When the FTC's extended investigation was announced, the company said it was "cooperating with the FTC staff since the announcement of the merger agreement and are continuing to work cooperatively with the FTC staff."

When the deal was announced, TDK said it expected to complete the deal during the first quarter of 2016. Since announcement of the FTC review, known as a second request for information, it has revised its closing prediction to either late in the first quarter or sometime during the second quarter.

Hutchinson has scheduled a special shareholder meeting to vote on the deal for Jan. 28.

Despite the FTC review, Hutchinson has maintained that competitive pressures in the suspension assembly market, as well as in hard drives generally, makes consolidation necessary. In its latest 10-K filing, Hutchinson officials said, "We believe that consolidation in the disk drive industry . . . has resulted in shifts in certain industry supply chain alignments that have negatively impacted our competitive position since 2008. We believe that the number of entities that have the technical capability and capacity for producing precision suspension assemblies or components in large volumes will remain small."

Technological change, particularly the development of alternatives to hard disk drives, is also negatively affecting the suspension assembly market. "We believe disk drives will remain the primary data storage technology for the foreseeable future," the company said in its annual report.

However, other types of data storage technology, such as solid state storage or flash (semiconductor) memory, have become competitive with certain disk drive applications, and therefore negatively affect the demand for our products. As an example, emerging applications requiring digital storage, particularly consumer electronics products that require lower storage capacity, are using flash memory, which has and may continue to limit growth opportunities for disk drive-based data storage."
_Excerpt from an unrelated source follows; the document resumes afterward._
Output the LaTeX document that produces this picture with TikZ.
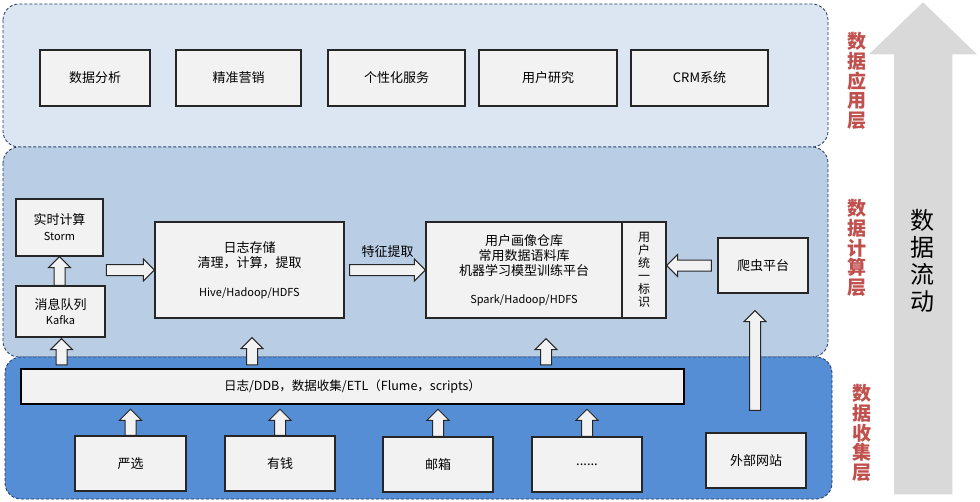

To remain in the market, producers will have to be competitive in price, reliability of volume supply, time to market, product performance, quality, and customer service, the company said. "Disk drive manufacturers seek low cost designs and as the disk drive industry has matured and consolidated. "Cost competitiveness, and thus suspension assembly pricing, has become an increasingly important factor to our customers."